Chancellor Rishi Sunak is being urged to do whatever possible to help the struggling cider industry, currently facing its worst-ever crisis because of coronavirus.
The plea has come from Conservative Ian Liddell-Grainger, MP for Bridgwater and West Somerset and chairman of the all-party parliamentary cider committee.
He wants the Chancellor to consider support for the industry as he starts drawing up his Autumn Statement but is warning that the current situation is so serious the very existence of some smaller producers could already be under threat.
Cider sales have been declining in recent years but have suffered a huge slump this year as a result of pubs being put out of action during lockdown.
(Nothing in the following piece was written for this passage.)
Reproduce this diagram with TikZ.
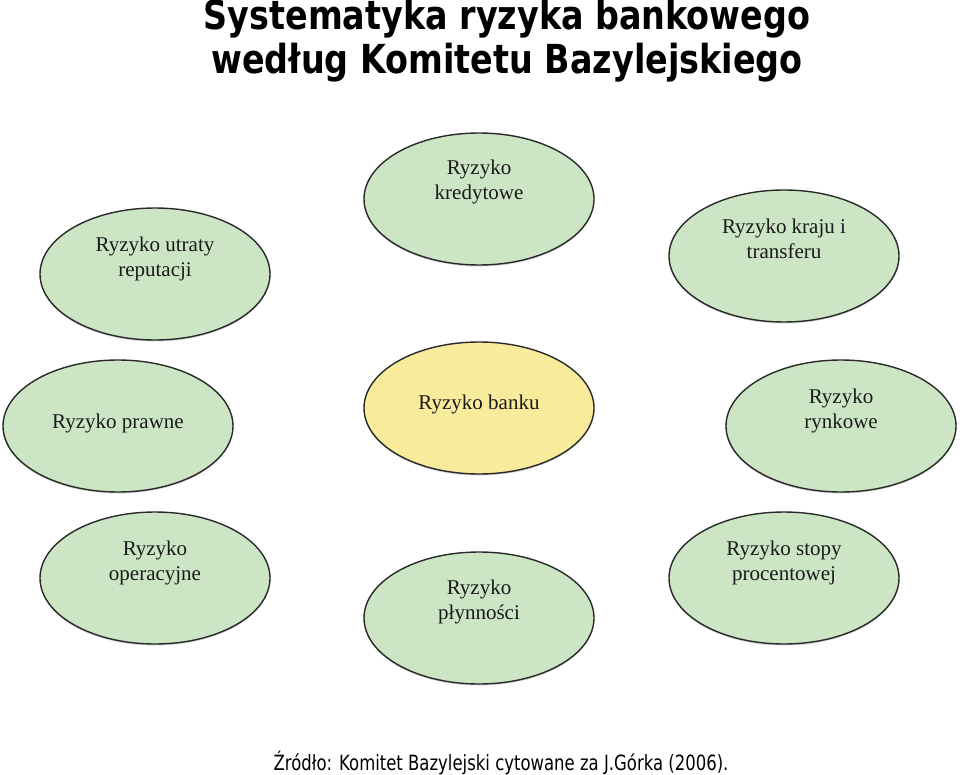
\documentclass[tikz,border=0pt]{standalone}
\usepackage{fontspec}
\setmainfont{Liberation Serif}
\newfontfamily\titlefont{DejaVu Sans}
\newfontfamily\footfont{DejaVu Sans}
\usetikzlibrary{shapes.geometric,shadows}
\definecolor{ovalgreen}{HTML}{CCE5C4}
\definecolor{ovalyellow}{HTML}{F8EC9C}
\definecolor{ovaledge}{HTML}{2A2A2A}
\definecolor{txt}{HTML}{1A1A1A}
\tikzset{
  oval/.style={ellipse, draw=ovaledge, line width=1.4pt, fill=ovalgreen,
    minimum width=230pt, minimum height=132pt, inner sep=0pt,
    drop shadow={shadow xshift=0pt, shadow yshift=-1.5pt, fill=black!35}},
  ovalcore/.style={oval, fill=ovalyellow},
  lbl/.style={align=center, text=txt, font=\fontsize{21}{25}\selectfont, inner sep=0pt},
  titletxt/.style={align=center, font=\titlefont\bfseries\fontsize{40}{45}\selectfont, inner sep=0pt},
  foottxt/.style={font=\footfont\fontsize{21}{24}\selectfont, inner sep=0pt, anchor=base}
}
\begin{document}
\begin{tikzpicture}[x=1pt,y=-1pt]
\useasboundingbox (0,0) rectangle (960,775);
% title
\node[titletxt] (title1) at (507,19) {\scalebox{0.835}[1]{Systematyka ryzyka bankowego}};
\node[titletxt] (title2) at (507,63) {\scalebox{0.835}[1]{według Komitetu Bazylejskiego}};
% ellipses
\node[oval] (kred) at (479,199) {};
\node[oval] (rep) at (155,274) {};
\node[oval] (kraj) at (784,256) {};
\node[oval] (praw) at (118,426) {};
\node[ovalcore] (bank) at (479,408) {};
\node[oval] (rynk) at (841,426) {};
\node[oval] (oper) at (155,578) {};
\node[oval] (plyn) at (479,618) {};
\node[oval] (stop) at (784,578) {};
% labels
\node[lbl] (kredT) at (479,182) {Ryzyko\\kredytowe};
\node[lbl] (repT) at (155,259) {Ryzyko utraty\\reputacji};
\node[lbl] (krajT) at (784,239) {Ryzyko kraju i\\transferu};
\node[lbl] (prawT) at (118,423) {Ryzyko prawne};
\node[lbl] (bankT) at (479,404) {Ryzyko banku};
\node[lbl] (rynkT) at (841,411) {Ryzyko\\rynkowe};
\node[lbl] (operT) at (155,563) {Ryzyko\\operacyjne};
\node[lbl] (plynT) at (479,602) {Ryzyko\\płynności};
\node[lbl] (stopT) at (784,563) {Ryzyko stopy\\procentowej};
% footer
\node[foottxt] (foot) at (501,770) {\scalebox{0.785}[1]{Źródło: Komitet Bazylejski cytowane za J.Górka (2006).}};
\end{tikzpicture}
\end{document}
As a result of that cider makers are sitting on huge volumes of unsold stock and there is no home for hundreds of tons of fruit which would normally be harvested and pressed this autumn.
Some growers’ contracts were cancelled and many acres of trees grubbed up when sales took a severe downward turn last year, but coronavirus has now plunged the industry into unprecedented difficulties, with the likelihood that the latest restrictions on pub opening hours will merely compound them.
Mr Liddell-Grainger said the situation starkly illustrated the difference between brewing and cider-making but actually reinforced the argument for making cider a special case when it came to duty rates.
“Brewing is an industrial process which takes place largely in urban areas and which can quite literally be turned on and off like a tap” he said.
“Cider-making is radically different. For one thing it involves a supply chain which reaches right back into the heart of the countryside and for another it depends on long-term planning.
“Demand has to be anticipated by planting new trees but there is always the risk that in the seven or eight years they take to start fruiting commercially the market will have gone into reverse and there will be no outlet for the apples.
“What we are seeing here is an extreme example of that. For the cider makers times are difficult enough but at least they still have stock to sell. But for the growers who have been told their fruit isn’t wanted it’s a catastrophic year."
Mr Liddell-Grainger said cider had traditionally received favourable treatment over duty because the industry created jobs in rural areas and because cider orchards – completely untouched for most of the year –were a huge national environmental asset.
He concluded: “A duty cut would have little negative impact on the Treasury’s tax take but it would provide a short-term sales stimulus as well as sending a signal to growers that the Government does have the industry’s interests at heart and is keen to ensure it comes through its present difficulties.”